[Source data]
========

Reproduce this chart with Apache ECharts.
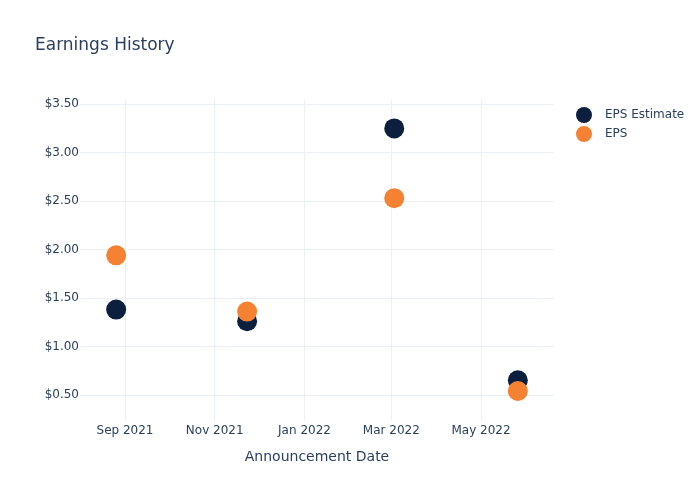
<!DOCTYPE html>
<html>
<head>
<meta charset="utf-8">
<script src="https://cdn.jsdelivr.net/npm/echarts@6/dist/echarts.min.js"></script>
<style>html,body{margin:0;padding:0;background:#fff}#c{width:700px;height:500px}</style>
</head>
<body>
<div id="c"></div>
<script>
const dates = ['2021-08-26', '2021-11-23', '2022-03-03', '2022-05-26'];
const epsEstimate = [1.38, 1.26, 3.25, 0.65];
const eps = [1.94, 1.36, 2.53, 0.54];
const xTickDates = ['2021-09-01', '2021-11-01', '2022-01-01', '2022-03-01', '2022-05-01'];
const yTicks = [0.5, 1.0, 1.5, 2.0, 2.5, 3.0, 3.5];
const monthNames = ['Jan','Feb','Mar','Apr','May','Jun','Jul','Aug','Sep','Oct','Nov','Dec'];

const FONT = 'DejaVu Sans';
const TXT = '#2a3f5f';
const GRID = '#ebf0f8';

function ts(s) { const p = s.split('-').map(Number); return new Date(p[0], p[1]-1, p[2]).getTime(); }
const xTickVals = xTickDates.map(ts);
const HOUR = 3600 * 1000;

const chart = echarts.init(document.getElementById('c'), null, {renderer: 'canvas'});
chart.setOption({
  animation: false,
  backgroundColor: '#fff',
  textStyle: {fontFamily: FONT},
  title: {
    text: 'Earnings History',
    left: 35, top: 37, padding: 0,
    textStyle: {fontFamily: FONT, fontSize: 17, fontWeight: 'normal', color: TXT}
  },
  legend: {
    orient: 'vertical',
    left: 571, top: 102,
    itemWidth: 32, itemHeight: 16, itemGap: 3,
    icon: 'circle',
    textStyle: {fontFamily: FONT, fontSize: 12, color: TXT},
    data: ['EPS Estimate', 'EPS']
  },
  grid: {left: 80, right: 146, top: 100, bottom: 80, containLabel: false},
  xAxis: {
    type: 'value',
    min: ts('2021-08-01') + 10 * HOUR,
    max: ts('2022-06-19') + 14 * HOUR,
    name: 'Announcement Date',
    nameLocation: 'middle',
    nameGap: 30,
    nameTextStyle: {fontFamily: FONT, fontSize: 14, color: TXT},
    axisLine: {show: false},
    axisTick: {show: false, customValues: xTickVals},
    axisLabel: {
      customValues: xTickVals,
      fontFamily: FONT, fontSize: 12, color: TXT, margin: 5,
      formatter: function (v) { const d = new Date(v); return monthNames[d.getMonth()] + ' ' + d.getFullYear(); }
    },
    splitLine: {show: true, lineStyle: {color: GRID, width: 1}}
  },
  yAxis: {
    type: 'value',
    min: 0.241,
    max: 3.543,
    axisLine: {show: false},
    axisTick: {show: false, customValues: yTicks},
    axisLabel: {
      customValues: yTicks,
      fontFamily: FONT, fontSize: 12, color: TXT, margin: 1,
      formatter: function (v) { return '$' + v.toFixed(2); }
    },
    splitLine: {show: true, lineStyle: {color: GRID, width: 1}}
  },
  series: [
    {
      name: 'EPS Estimate', type: 'scatter', symbolSize: 20,
      itemStyle: {color: '#0c1f3f', opacity: 1},
      data: dates.map((d, i) => [ts(d), epsEstimate[i]])
    },
    {
      name: 'EPS', type: 'scatter', symbolSize: 20,
      itemStyle: {color: '#f58232', opacity: 1},
      data: dates.map((d, i) => [ts(d), eps[i]])
    }
  ]
});
</script>
</body>
</html>
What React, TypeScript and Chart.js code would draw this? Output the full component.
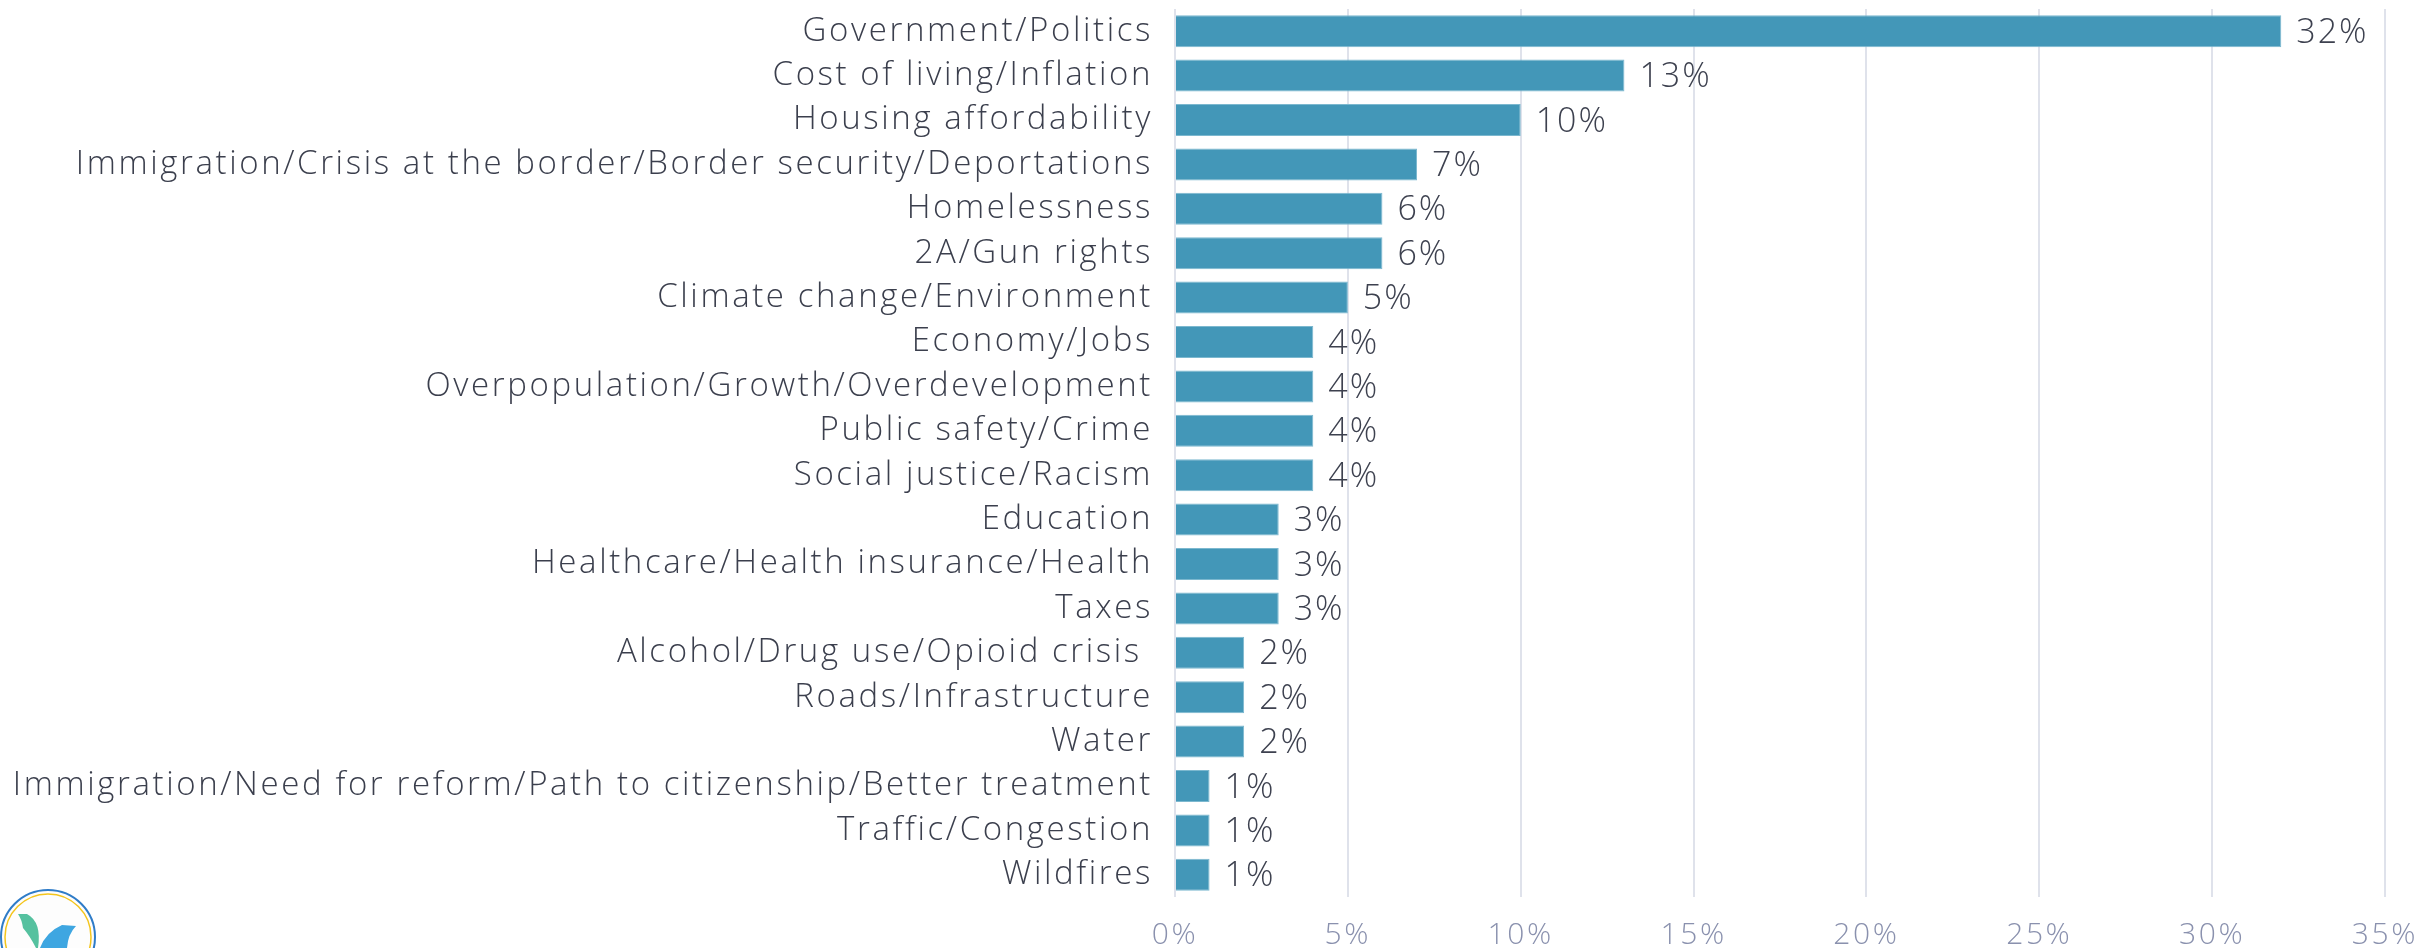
import React, { useEffect, useRef } from "react";
import { Chart, registerables } from "chart.js";

Chart.register(...registerables);

const categories: string[] = [
  "Government/Politics",
  "Cost of living/Inflation",
  "Housing affordability",
  "Immigration/Crisis at the border/Border security/Deportations",
  "Homelessness",
  "2A/Gun rights",
  "Climate change/Environment",
  "Economy/Jobs",
  "Overpopulation/Growth/Overdevelopment",
  "Public safety/Crime",
  "Social justice/Racism",
  "Education",
  "Healthcare/Health insurance/Health",
  "Taxes",
  "Alcohol/Drug use/Opioid crisis ",
  "Roads/Infrastructure",
  "Water",
  "Immigration/Need for reform/Path to citizenship/Better treatment",
  "Traffic/Congestion",
  "Wildfires",
];

const values: number[] = [32, 13, 10, 7, 6, 6, 5, 4, 4, 4, 4, 3, 3, 3, 2, 2, 2, 1, 1, 1];

const xTickValues: number[] = [0, 5, 10, 15, 20, 25, 30, 35];

const FONT = "'Open Sans', 'Noto Sans', sans-serif";

const spacingPlugin = {
  id: "spacing",
  beforeDraw(chart: any) {
    (chart.ctx as any).letterSpacing = "2.6px";
  },
};

const valueLabelPlugin = {
  id: "valueLabels",
  afterDatasetsDraw(chart: any) {
    const ctx = chart.ctx;
    const meta = chart.getDatasetMeta(0);
    ctx.save();
    (ctx as any).letterSpacing = "2px";
    ctx.font = `300 34px ${FONT}`;
    ctx.fillStyle = "#3d414f";
    ctx.textAlign = "left";
    ctx.textBaseline = "middle";
    meta.data.forEach((bar: any, i: number) => {
      ctx.fillText(`${values[i]}%`, bar.x + 15, bar.y + 2);
    });
    ctx.restore();
  },
};

const logoPlugin = {
  id: "logo",
  afterDraw(chart: any) {
    const ctx = chart.ctx;
    const cx = 48;
    const cy = 937;
    ctx.save();
    ctx.beginPath();
    ctx.arc(cx, cy, 47, 0, Math.PI * 2);
    ctx.fillStyle = "#fdfdfd";
    ctx.fill();
    ctx.lineWidth = 2;
    ctx.strokeStyle = "#2f7cc8";
    ctx.stroke();
    ctx.beginPath();
    ctx.arc(cx, cy, 43, 0, Math.PI * 2);
    ctx.lineWidth = 1.5;
    ctx.strokeStyle = "#f4c51c";
    ctx.stroke();
    // green leaf
    ctx.beginPath();
    ctx.moveTo(18, 914);
    ctx.lineTo(27, 914);
    ctx.quadraticCurveTo(42, 922, 38, 948);
    ctx.lineTo(36, 948);
    ctx.quadraticCurveTo(30, 936, 23, 928);
    ctx.quadraticCurveTo(22, 920, 18, 914);
    ctx.closePath();
    ctx.fillStyle = "#55c19f";
    ctx.fill();
    // blue leaf
    ctx.beginPath();
    ctx.moveTo(62, 925);
    ctx.lineTo(76, 926);
    ctx.quadraticCurveTo(68, 934, 67, 948);
    ctx.lineTo(40, 948);
    ctx.quadraticCurveTo(46, 932, 62, 925);
    ctx.closePath();
    ctx.fillStyle = "#3ea6e1";
    ctx.fill();
    ctx.restore();
  },
};

export default function App() {
  const canvasRef = useRef<HTMLCanvasElement | null>(null);

  useEffect(() => {
    if (!canvasRef.current) return;
    const chart = new Chart(canvasRef.current, {
      type: "bar",
      data: {
        labels: categories,
        datasets: [
          {
            data: values,
            backgroundColor: "#4397b8",
            borderColor: "#7cb8cf",
            borderWidth: 1,
            barPercentage: 0.72,
            categoryPercentage: 1,
          },
        ],
      },
      options: {
        indexAxis: "y",
        responsive: false,
        animation: false,
        devicePixelRatio: 1,
        layout: { padding: { top: 9, right: 40, left: 0, bottom: 0 } },
        plugins: {
          legend: { display: false },
          tooltip: { enabled: false },
          title: { display: false },
        },
        scales: {
          x: {
            min: 0,
            max: 35,
            afterBuildTicks: (scale: any) => {
              scale.ticks = xTickValues.map((v) => ({ value: v }));
            },
            afterFit: (scale: any) => {
              scale.height = 51;
              scale.paddingLeft = 0;
              scale.paddingRight = 0;
            },
            grid: {
              color: "#dfe2eb",
              lineWidth: 2,
              drawTicks: false,
            },
            border: { display: false },
            ticks: {
              padding: 20,
              color: "#8a91ae",
              font: { family: FONT, size: 30, weight: "300" as any },
              callback: (v: any) => `${v}%`,
              maxRotation: 0,
              autoSkip: false,
            },
          },
          y: {
            afterFit: (scale: any) => {
              scale.width = 1175;
              scale.paddingTop = 0;
              scale.paddingBottom = 0;
            },
            grid: { display: false, drawTicks: false },
            border: { display: false },
            ticks: {
              padding: 22,
              color: "#3b3f4d",
              font: { family: FONT, size: 33, weight: "300" as any },
              autoSkip: false,
            },
          },
        },
      },
      plugins: [spacingPlugin, valueLabelPlugin, logoPlugin],
    });
    return () => chart.destroy();
  }, []);

  return (
    <div style={{ position: "absolute", left: 0, top: 0, width: 2425, height: 948, background: "#ffffff" }}>
      <canvas ref={canvasRef} width={2425} height={948} style={{ width: 2425, height: 948, display: "block" }} />
    </div>
  );
}
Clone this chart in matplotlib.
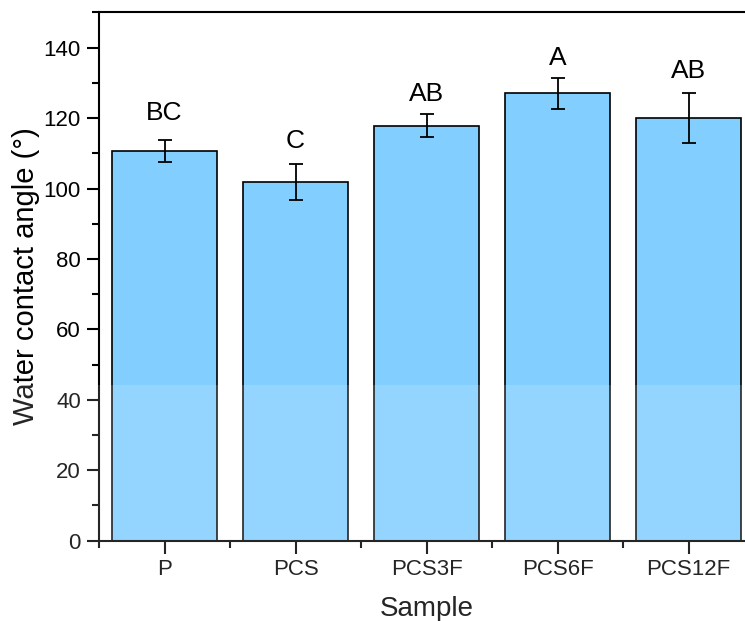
import matplotlib
matplotlib.use("Agg")
import matplotlib.pyplot as plt
from matplotlib.ticker import MultipleLocator
import numpy as np

samples = ["P", "PCS", "PCS3F", "PCS6F", "PCS12F"]
means = [110.6, 101.9, 117.9, 127.0, 120.0]
sds = [3.1, 5.1, 3.25, 4.4, 7.2]
letters = ["BC", "C", "AB", "A", "AB"]
letter_y = [119.4, 111.6, 125.0, 135.1, 131.3]

plt.rcParams['font.family'] = ['Liberation Sans', 'DejaVu Sans']

fig = plt.figure(figsize=(7.45, 6.21), dpi=100)
ax = fig.add_axes([0.1329, 0.1293, 0.8795, 0.8506])

x = np.arange(1, len(samples) + 1)
ax.bar(x, means, width=0.8, color="#82CEFF", edgecolor="black", linewidth=1.2, zorder=2)
ax.errorbar(x, means, yerr=sds, fmt="none", ecolor="black", elinewidth=1.3,
            capsize=5, capthick=1.3, zorder=3)
for xi, ly, l in zip(x, letter_y, letters):
    ax.text(xi, ly, l, ha="center", va="baseline", fontsize=19)

ax.set_xlim(0.5, 5.5)
ax.set_ylim(0, 150)
ax.set_xticks(x)
ax.set_xticklabels(samples)
ax.xaxis.set_minor_locator(MultipleLocator(1, offset=0.5))
ax.yaxis.set_major_locator(MultipleLocator(20))
ax.yaxis.set_minor_locator(MultipleLocator(10))
ax.set_yticks(np.arange(0, 141, 20))
ax.tick_params(which="major", direction="out", length=9, width=1.5, labelsize=16, pad=4)
ax.tick_params(which="minor", direction="out", length=5, width=1.5)
ax.tick_params(axis="y", which="both", right=False)
for sp in ax.spines.values():
    sp.set_linewidth(1.5)
ax.set_ylabel("Water contact angle (°)", fontsize=21, labelpad=3)
ax.set_xlabel("Sample", fontsize=20, labelpad=12)

# lighter band (bottom part of the reference image is washed out)
fig.patches.append(plt.Rectangle((0, 0), 1, 1 - 385 / 621, transform=fig.transFigure,
                                 facecolor="white", alpha=0.15, edgecolor="none", zorder=10))

fig.savefig("out.png", dpi=100)
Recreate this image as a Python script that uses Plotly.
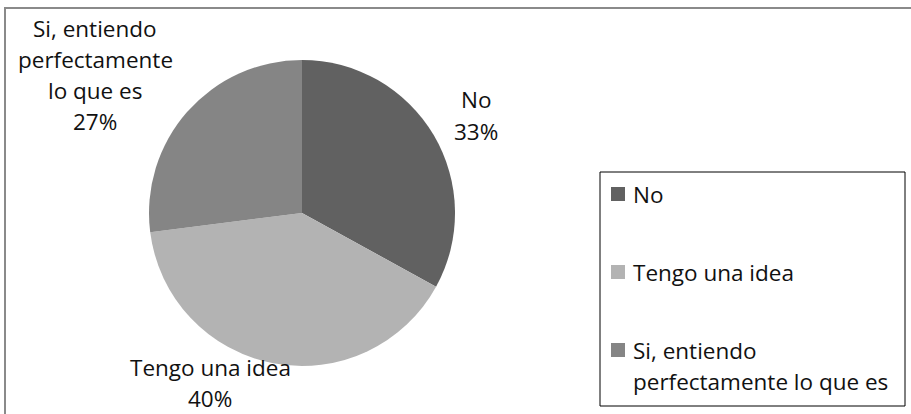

========

TO DO: In the listing above, find the line with "Clone this chart in matplotlib." and the line with "import numpy as np". Set down both and every line between them, minus the pictures.

RESPONSE FOR THIS EXERCISE:
Clone this chart in matplotlib.
import matplotlib
matplotlib.use("Agg")
import matplotlib.pyplot as plt
from matplotlib.ticker import MultipleLocator
import numpy as np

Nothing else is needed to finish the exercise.